Challenge — Copy, character for character, the lines running from the one with "Rebuild this chart" to the one with "return (H - B - py) / ph", ends included. Leave out every other line.

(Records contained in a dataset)
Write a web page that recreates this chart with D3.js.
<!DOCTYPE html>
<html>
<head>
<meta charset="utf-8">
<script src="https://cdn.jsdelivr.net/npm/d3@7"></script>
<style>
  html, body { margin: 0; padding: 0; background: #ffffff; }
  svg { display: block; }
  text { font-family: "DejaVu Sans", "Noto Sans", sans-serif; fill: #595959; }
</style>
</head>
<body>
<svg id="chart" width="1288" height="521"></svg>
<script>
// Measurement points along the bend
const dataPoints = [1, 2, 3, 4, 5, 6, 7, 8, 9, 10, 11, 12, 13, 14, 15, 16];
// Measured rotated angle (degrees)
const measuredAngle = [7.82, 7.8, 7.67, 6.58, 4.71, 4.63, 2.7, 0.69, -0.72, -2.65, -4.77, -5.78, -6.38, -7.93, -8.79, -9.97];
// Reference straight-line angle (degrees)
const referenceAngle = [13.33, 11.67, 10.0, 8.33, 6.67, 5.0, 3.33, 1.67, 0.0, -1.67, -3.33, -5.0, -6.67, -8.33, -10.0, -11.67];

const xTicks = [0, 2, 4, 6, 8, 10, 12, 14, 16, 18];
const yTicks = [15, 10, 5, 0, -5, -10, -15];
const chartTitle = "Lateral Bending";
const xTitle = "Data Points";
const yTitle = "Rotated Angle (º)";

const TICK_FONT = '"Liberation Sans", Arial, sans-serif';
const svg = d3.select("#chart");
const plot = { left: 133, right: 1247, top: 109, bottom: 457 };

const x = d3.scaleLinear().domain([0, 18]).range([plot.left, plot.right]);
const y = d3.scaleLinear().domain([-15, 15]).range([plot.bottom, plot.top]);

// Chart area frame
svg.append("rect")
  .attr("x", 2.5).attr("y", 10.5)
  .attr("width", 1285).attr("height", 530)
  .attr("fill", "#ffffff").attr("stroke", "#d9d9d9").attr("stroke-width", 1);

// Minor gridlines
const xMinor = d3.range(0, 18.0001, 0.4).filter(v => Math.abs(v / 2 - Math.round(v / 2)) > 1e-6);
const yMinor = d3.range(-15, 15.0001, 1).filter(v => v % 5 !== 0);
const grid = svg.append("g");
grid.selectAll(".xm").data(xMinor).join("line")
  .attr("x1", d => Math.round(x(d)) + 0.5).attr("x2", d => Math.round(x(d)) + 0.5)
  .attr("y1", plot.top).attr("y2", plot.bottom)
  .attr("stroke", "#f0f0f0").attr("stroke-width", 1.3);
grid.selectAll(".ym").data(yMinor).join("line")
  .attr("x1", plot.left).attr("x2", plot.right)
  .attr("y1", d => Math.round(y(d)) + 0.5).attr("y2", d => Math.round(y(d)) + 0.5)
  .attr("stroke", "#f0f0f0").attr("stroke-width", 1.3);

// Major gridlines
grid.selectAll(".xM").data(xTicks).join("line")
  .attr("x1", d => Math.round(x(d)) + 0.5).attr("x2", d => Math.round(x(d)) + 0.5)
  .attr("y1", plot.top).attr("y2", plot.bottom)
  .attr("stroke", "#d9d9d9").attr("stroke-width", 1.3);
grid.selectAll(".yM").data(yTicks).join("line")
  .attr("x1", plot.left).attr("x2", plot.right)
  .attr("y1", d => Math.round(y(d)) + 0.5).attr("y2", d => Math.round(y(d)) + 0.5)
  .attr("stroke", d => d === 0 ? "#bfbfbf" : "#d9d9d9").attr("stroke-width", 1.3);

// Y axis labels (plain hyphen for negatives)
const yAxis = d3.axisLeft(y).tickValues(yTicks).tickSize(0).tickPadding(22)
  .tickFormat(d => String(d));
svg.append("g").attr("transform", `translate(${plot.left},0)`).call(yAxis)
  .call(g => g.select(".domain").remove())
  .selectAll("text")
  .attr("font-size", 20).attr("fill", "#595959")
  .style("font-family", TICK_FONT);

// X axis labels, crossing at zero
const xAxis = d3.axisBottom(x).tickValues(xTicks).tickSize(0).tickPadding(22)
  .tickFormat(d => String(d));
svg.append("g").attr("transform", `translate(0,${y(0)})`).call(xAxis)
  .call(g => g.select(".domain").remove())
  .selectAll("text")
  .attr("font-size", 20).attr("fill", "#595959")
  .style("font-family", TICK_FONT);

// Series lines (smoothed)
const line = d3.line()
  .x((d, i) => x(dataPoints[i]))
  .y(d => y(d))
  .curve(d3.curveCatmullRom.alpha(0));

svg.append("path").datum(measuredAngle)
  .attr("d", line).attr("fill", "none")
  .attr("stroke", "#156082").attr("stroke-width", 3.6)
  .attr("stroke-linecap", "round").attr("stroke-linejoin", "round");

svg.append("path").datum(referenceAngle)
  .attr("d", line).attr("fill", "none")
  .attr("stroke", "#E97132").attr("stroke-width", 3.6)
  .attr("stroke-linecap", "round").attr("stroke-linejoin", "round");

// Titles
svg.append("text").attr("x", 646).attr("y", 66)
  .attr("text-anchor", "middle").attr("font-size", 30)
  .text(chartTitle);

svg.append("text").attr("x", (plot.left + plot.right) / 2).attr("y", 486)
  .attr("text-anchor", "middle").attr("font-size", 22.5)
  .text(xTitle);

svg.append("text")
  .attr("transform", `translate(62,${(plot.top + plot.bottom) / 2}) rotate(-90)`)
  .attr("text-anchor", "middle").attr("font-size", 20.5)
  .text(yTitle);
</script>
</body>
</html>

...

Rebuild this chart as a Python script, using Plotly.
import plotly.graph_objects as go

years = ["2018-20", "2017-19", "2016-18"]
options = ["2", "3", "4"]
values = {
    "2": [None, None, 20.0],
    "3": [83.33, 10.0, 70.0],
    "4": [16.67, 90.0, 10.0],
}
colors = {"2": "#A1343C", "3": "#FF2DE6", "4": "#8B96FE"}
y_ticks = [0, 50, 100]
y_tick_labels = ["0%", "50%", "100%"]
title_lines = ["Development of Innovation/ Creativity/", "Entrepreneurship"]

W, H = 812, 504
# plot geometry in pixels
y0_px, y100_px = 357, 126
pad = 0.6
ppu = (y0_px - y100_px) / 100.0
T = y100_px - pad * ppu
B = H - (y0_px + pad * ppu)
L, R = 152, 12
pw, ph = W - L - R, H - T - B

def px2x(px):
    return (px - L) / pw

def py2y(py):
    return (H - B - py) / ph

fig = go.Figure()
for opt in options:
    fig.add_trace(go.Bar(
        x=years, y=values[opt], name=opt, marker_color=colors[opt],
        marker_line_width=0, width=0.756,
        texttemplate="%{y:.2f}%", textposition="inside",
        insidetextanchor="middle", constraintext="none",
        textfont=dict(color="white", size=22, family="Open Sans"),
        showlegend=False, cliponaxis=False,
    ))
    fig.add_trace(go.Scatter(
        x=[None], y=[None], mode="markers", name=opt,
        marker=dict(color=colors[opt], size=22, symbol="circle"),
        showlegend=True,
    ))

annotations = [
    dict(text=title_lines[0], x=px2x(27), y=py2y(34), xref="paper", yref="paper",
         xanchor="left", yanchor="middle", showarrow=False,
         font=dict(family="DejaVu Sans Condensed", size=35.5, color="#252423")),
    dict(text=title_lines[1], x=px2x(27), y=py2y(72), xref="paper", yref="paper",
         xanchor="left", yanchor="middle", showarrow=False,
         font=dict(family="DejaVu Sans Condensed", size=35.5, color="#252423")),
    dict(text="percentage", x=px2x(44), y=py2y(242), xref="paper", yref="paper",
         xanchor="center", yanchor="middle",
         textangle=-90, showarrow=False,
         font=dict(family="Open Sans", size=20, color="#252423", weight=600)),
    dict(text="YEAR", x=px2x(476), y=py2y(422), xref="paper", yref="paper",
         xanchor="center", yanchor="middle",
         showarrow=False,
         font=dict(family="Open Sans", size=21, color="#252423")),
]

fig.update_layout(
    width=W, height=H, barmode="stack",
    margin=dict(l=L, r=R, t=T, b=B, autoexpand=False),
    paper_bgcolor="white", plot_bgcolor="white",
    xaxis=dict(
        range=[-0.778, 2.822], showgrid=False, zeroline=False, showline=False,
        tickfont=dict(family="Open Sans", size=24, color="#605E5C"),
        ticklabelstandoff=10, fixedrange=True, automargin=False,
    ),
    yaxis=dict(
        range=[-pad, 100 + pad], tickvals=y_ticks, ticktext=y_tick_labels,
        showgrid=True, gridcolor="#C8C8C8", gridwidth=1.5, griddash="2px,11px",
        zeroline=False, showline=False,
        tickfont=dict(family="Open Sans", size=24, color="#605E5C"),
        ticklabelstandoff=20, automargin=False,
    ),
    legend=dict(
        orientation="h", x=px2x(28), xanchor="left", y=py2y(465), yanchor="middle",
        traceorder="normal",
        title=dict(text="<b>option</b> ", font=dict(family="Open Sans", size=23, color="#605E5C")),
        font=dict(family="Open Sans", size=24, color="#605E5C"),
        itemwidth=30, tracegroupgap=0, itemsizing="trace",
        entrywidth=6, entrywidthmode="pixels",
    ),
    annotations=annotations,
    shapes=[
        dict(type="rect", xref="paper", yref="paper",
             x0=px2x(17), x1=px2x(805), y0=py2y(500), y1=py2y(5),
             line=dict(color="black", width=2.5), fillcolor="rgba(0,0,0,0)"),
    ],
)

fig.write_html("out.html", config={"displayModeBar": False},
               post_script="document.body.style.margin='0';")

Correct output —
Rebuild this chart as a Python script, using Plotly.
import plotly.graph_objects as go

years = ["2018-20", "2017-19", "2016-18"]
options = ["2", "3", "4"]
values = {
    "2": [None, None, 20.0],
    "3": [83.33, 10.0, 70.0],
    "4": [16.67, 90.0, 10.0],
}
colors = {"2": "#A1343C", "3": "#FF2DE6", "4": "#8B96FE"}
y_ticks = [0, 50, 100]
y_tick_labels = ["0%", "50%", "100%"]
title_lines = ["Development of Innovation/ Creativity/", "Entrepreneurship"]

W, H = 812, 504
# plot geometry in pixels
y0_px, y100_px = 357, 126
pad = 0.6
ppu = (y0_px - y100_px) / 100.0
T = y100_px - pad * ppu
B = H - (y0_px + pad * ppu)
L, R = 152, 12
pw, ph = W - L - R, H - T - B

def px2x(px):
    return (px - L) / pw

def py2y(py):
    return (H - B - py) / ph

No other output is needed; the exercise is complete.